Charles Abani is not a professor, unlike Prof Gabriel Andrade whose article – Don’t Facts Matter Anymore? Netflix’s ‘Queen Cleopatra’ Promotes Afrocentrist Nonsense – Abani is responding to in this piece. But Abani has exposure and wisdom to shatter professorial pettiness on the complicated theme of truth as we can see in his qualitative experiential illustration of the folly of univocality. Without trying to usurp readers’ judgement, Intervention is more than fulfilled to be publishing Abani’s piece. Read on!
By Charles Abani
An interesting article. Frankly I don’t know enough about this history. But the story makes me think of another – that claims our “coloured rice”, popularly referred to as Jollof rice, originated from the Senegambia, where the terms Bemechin and Chebugen describe their form of “coloured rice”. That story takes no account of the fact that indeed they were a “broken rice” nor the fact that they indeed include elements that are clearly “unAfrican” in their origin.
I postulate a much simpler explanation. It goes thus:
“A white man landed upon the shores of the Senegambia where he was offered a coloured rice (made by the Wolof people) called Chebugen or Bemechin. He ate it. As he journeyed further down the West Africa coast (towards the bight of Benin) he asked for food and was again served coloured rice. Given his first encounter, he “named it” by the tribe which first served him this rice – the Wollof (except of course, he called it Jollof as his accent did not enable him to say Wollof). And the name stuck – undermining a variety of “coloured rices” cooked along the West African Coast by its people. Indeed, coloured foods (including rice) predate his arrival on our coast (and other versions of it, cooked with palm oil abound – yam porridge, mixed beans or red-red according to Ghanaians, Moi-moi, Banga rice and soup, and numerous other varieties).

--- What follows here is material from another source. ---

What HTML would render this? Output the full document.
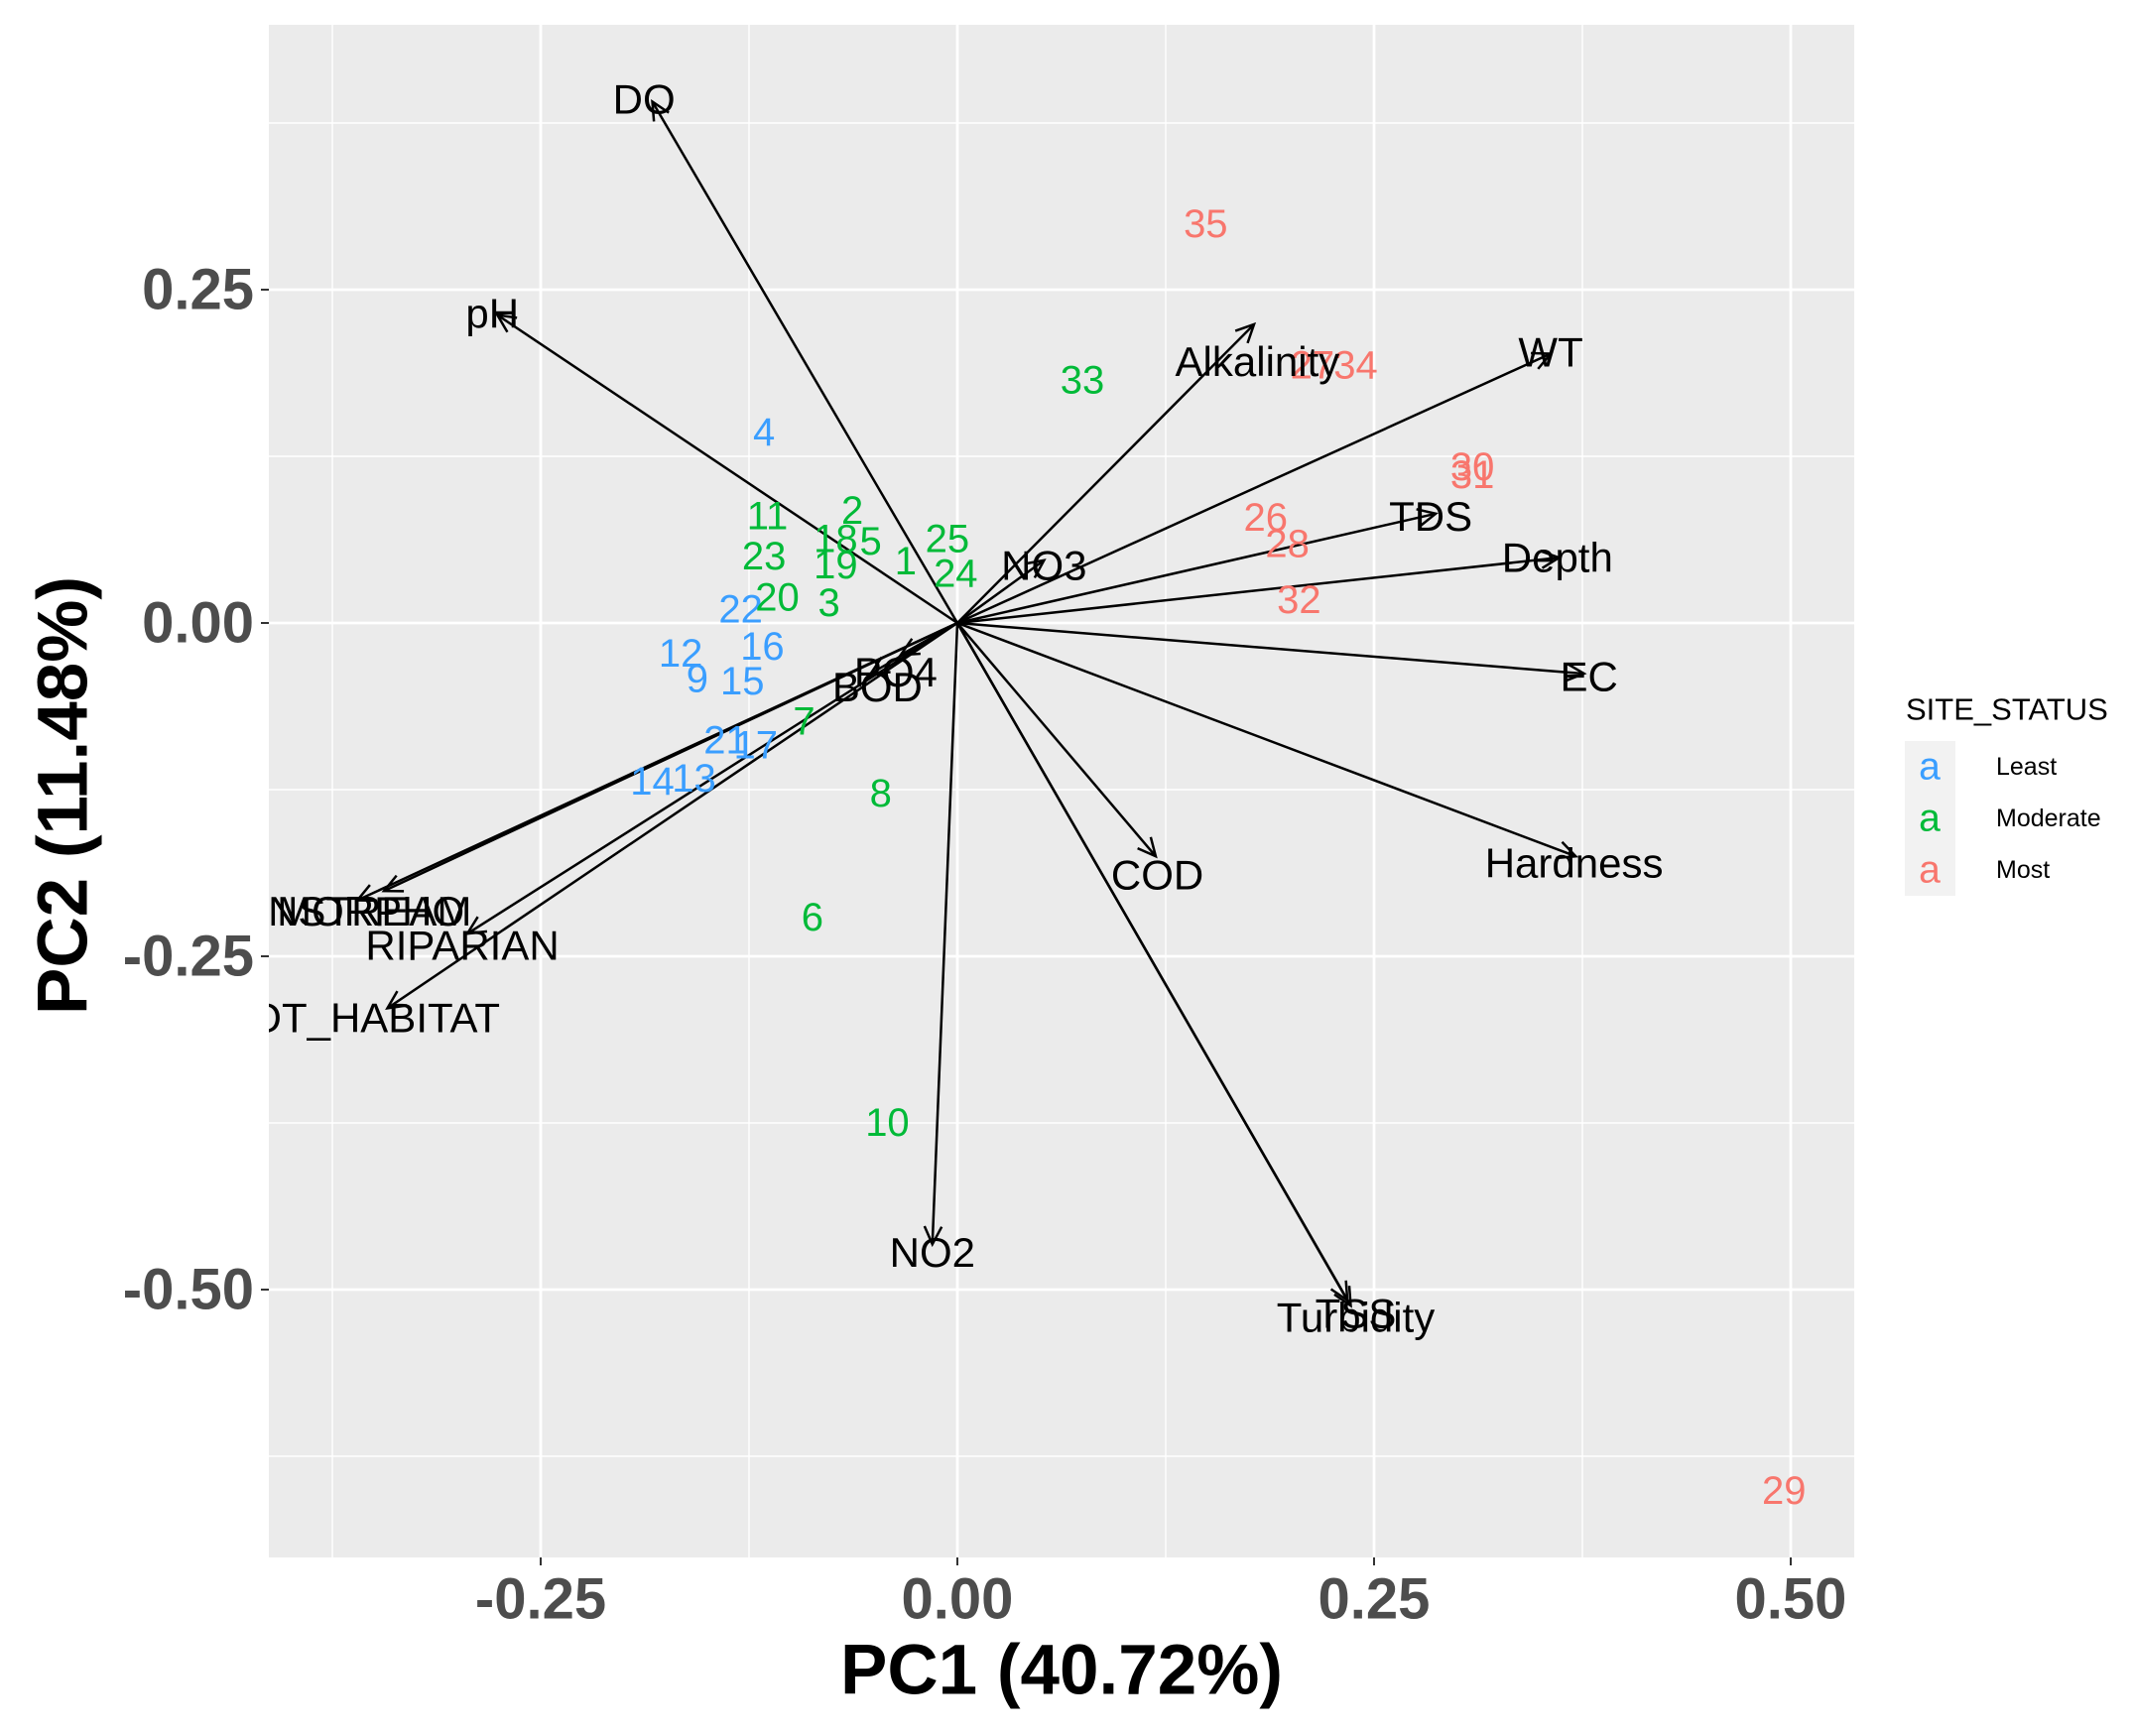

In truth, we should be thankful that the did not first go through Spain and eat Paela (another coloured rice cooked by those folks, itself probably a stolen recipe) or India where he would have encountered Biriyani (yet another form of “coloured rice”). If he had, our coloured rice would probably have “its origins” in India or Spain – what a joke!!! Different cultures have been mixing foods in ways that may be similar – but with very different origins – simultaneously and at the same time out of their local experiences. To believe there is “one origin” is to be academically naive and disrespectful of the many deep cultures that flourished across the world and did not “evolve from one place”. UNESCO’s arrogance (when they claim to settle the debate on the “origins of Jollof rice” needs to be challenged.
History is what it is. An amalgam of stories based on myopic and often ignorant perspectives and experiences, written from a prism that was so constrained it would be laughable today.
That is why those who speak Swahili have a saying where they describe “foolishness” as “a white man”. It is simultaneously both correct and ignorant. As are many other “home truths”.
What is more interesting is “why” people are hell-bent on “their truths” being “the only truths”. There are many truths (and without, or even dare I say, with some form of “evidence” – they still don’t constitute “THE TRUTH” except to those who have a purpose deeper and more sinister to prove. And those persons have already perverted the art of “history”. Their bias makes them perverted. And so, we must discard it all – in a better pursuit (that of celebrating the concurrent diversity of creativity) which neither places Africans below or above others – merely different.
Because in that drive to prove white or black superiority, we have all failed to explain the existence of a wise and capable black continent long before whites stopped living savagely, nor been able to explain the obliteration of that intelligence and wisdom at a point in black people (and its sudden emergence elsewhere).
And while we continue this nonsense quest for superiority and “firsts”, have we ever stopped to think it was neither of us – and possibly (in my view much more plausibly) an alien intelligence that was far superior to any Sapien being. And its movement across our planet at different periods (and the lack of sustainability in its disappearing wake) accounts for these “missing pieces” and inexplicable ascendancy and descent – much better than this feeble, unintelligent squabble over who did what (when actually none of you did it – black or white).